--- START RECORDS SHOWN ---
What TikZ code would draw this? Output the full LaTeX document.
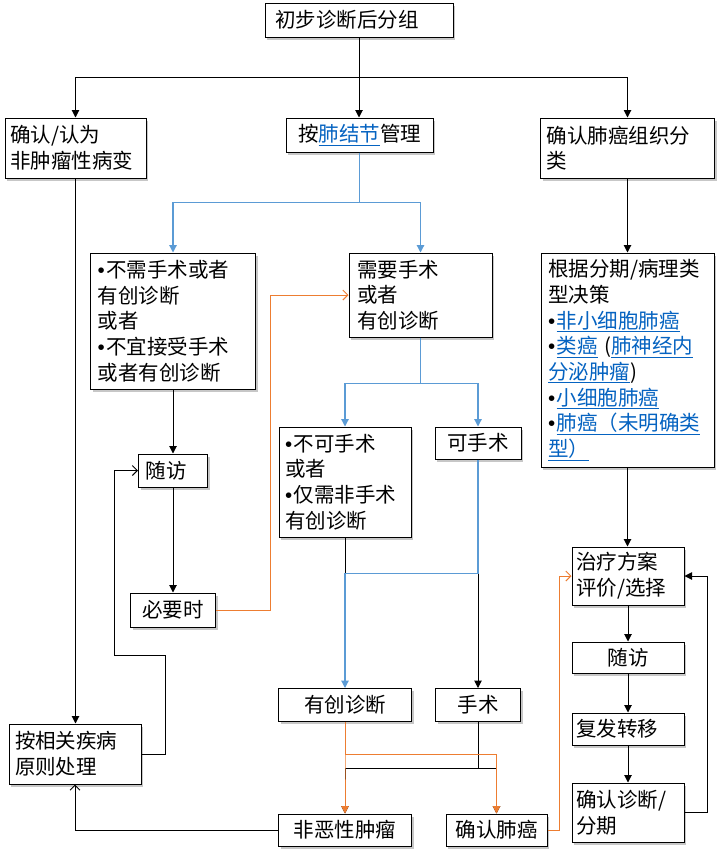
--- END RECORDS SHOWN ---
--- START RECORDS SHOWN ---
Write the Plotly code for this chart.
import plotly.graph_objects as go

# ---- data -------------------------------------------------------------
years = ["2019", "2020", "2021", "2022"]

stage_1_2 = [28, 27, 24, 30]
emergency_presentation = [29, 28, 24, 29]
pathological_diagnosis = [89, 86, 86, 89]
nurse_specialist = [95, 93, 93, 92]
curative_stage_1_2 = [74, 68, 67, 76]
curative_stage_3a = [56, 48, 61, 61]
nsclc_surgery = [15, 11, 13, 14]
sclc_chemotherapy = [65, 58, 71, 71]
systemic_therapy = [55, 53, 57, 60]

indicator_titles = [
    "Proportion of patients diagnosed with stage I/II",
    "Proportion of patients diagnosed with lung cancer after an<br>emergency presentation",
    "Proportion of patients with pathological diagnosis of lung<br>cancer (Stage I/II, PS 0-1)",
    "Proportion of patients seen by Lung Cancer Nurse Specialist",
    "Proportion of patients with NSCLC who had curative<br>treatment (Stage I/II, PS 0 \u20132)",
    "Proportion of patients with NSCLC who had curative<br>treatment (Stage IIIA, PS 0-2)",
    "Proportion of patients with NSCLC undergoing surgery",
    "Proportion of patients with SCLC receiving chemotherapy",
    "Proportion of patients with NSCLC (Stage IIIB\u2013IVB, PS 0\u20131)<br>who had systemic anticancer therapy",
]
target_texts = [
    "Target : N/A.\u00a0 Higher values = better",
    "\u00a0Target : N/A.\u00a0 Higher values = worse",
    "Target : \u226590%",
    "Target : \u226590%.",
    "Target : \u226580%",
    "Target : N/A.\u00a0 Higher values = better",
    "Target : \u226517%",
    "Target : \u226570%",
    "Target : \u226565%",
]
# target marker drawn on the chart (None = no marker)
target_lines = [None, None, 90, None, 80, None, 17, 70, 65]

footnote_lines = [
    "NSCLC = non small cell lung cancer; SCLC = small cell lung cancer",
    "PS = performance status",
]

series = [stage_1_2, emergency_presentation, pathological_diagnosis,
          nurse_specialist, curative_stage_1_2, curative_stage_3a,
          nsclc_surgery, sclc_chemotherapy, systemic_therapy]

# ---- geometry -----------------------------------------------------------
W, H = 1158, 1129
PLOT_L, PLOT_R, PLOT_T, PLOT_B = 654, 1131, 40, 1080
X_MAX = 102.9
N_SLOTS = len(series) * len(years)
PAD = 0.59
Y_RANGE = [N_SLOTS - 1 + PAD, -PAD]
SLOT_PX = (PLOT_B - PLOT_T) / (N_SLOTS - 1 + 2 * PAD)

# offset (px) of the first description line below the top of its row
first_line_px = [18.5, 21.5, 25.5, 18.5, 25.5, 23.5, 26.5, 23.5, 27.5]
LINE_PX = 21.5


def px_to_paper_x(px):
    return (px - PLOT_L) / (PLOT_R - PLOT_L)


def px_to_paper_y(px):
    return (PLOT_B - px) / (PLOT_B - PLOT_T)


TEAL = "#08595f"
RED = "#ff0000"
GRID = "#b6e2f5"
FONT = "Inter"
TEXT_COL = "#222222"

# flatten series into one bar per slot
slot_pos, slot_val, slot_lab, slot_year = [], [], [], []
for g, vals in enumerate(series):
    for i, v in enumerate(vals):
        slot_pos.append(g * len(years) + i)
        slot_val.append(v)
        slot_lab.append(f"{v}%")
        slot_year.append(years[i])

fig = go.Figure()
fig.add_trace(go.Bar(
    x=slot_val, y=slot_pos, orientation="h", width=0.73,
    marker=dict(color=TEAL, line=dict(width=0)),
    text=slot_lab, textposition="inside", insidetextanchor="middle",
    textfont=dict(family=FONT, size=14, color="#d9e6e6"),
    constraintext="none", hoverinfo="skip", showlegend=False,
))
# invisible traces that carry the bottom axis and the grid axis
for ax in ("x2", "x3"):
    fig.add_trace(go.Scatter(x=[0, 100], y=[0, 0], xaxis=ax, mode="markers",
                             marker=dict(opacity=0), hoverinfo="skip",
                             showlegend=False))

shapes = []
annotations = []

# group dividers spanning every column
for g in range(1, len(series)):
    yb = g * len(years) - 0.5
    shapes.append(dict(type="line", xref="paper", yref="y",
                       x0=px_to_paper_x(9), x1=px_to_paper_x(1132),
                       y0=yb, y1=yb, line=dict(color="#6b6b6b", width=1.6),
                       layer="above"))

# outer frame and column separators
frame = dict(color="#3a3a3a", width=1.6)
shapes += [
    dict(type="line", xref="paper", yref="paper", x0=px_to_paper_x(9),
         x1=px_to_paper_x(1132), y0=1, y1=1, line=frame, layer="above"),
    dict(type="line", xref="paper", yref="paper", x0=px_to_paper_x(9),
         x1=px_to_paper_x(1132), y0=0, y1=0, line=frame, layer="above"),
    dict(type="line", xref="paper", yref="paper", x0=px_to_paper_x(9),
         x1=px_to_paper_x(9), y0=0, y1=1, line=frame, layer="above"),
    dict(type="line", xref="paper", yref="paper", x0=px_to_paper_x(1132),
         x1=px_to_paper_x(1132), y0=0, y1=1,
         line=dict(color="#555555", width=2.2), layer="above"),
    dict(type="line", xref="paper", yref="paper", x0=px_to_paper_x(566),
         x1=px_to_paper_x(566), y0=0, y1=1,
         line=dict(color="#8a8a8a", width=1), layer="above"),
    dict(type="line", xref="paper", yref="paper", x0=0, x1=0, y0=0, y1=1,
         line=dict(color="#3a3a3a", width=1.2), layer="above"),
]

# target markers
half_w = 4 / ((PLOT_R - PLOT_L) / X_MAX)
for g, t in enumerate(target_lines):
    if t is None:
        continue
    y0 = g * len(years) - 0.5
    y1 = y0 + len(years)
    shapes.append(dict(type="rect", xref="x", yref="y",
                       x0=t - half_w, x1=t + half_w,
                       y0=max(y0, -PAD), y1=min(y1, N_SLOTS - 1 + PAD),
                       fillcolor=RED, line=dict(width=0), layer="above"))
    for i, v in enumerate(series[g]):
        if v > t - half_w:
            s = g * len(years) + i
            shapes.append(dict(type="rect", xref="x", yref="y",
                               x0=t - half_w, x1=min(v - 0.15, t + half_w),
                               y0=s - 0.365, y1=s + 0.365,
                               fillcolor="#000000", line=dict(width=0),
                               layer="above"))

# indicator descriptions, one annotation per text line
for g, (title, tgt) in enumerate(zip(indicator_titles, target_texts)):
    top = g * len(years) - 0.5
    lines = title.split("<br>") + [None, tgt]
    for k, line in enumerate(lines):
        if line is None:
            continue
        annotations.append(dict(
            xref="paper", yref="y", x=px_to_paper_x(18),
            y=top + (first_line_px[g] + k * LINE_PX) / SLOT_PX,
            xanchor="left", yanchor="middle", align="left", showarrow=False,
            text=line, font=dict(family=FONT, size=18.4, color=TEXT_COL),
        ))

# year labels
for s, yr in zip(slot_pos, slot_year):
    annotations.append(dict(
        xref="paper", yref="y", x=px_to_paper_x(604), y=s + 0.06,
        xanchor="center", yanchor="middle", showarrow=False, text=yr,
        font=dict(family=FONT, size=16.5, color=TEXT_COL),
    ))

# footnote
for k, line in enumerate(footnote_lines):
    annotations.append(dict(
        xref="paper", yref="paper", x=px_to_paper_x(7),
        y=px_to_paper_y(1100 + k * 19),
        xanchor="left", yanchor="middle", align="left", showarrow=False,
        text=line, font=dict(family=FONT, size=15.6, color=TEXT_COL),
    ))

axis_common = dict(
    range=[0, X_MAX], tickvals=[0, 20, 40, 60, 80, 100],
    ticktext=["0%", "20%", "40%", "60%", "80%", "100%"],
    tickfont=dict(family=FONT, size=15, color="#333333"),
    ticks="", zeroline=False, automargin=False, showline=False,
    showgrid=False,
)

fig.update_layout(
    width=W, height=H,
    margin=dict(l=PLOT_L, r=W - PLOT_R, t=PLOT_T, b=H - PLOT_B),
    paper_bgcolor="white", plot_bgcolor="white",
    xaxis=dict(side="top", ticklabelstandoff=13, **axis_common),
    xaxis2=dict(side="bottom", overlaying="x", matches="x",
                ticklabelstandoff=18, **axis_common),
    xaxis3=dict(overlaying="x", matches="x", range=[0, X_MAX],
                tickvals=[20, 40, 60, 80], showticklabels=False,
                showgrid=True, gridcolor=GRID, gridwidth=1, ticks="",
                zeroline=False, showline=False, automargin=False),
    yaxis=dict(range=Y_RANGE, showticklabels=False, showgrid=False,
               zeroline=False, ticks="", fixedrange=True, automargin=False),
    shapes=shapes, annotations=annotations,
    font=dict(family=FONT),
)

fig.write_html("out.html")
--- END RECORDS SHOWN ---
# WHAT TO DO
Locate the lines above that contain "this" and copy them.

# SOLUTION
What TikZ code would draw this? Output the full LaTeX document.
Write the Plotly code for this chart.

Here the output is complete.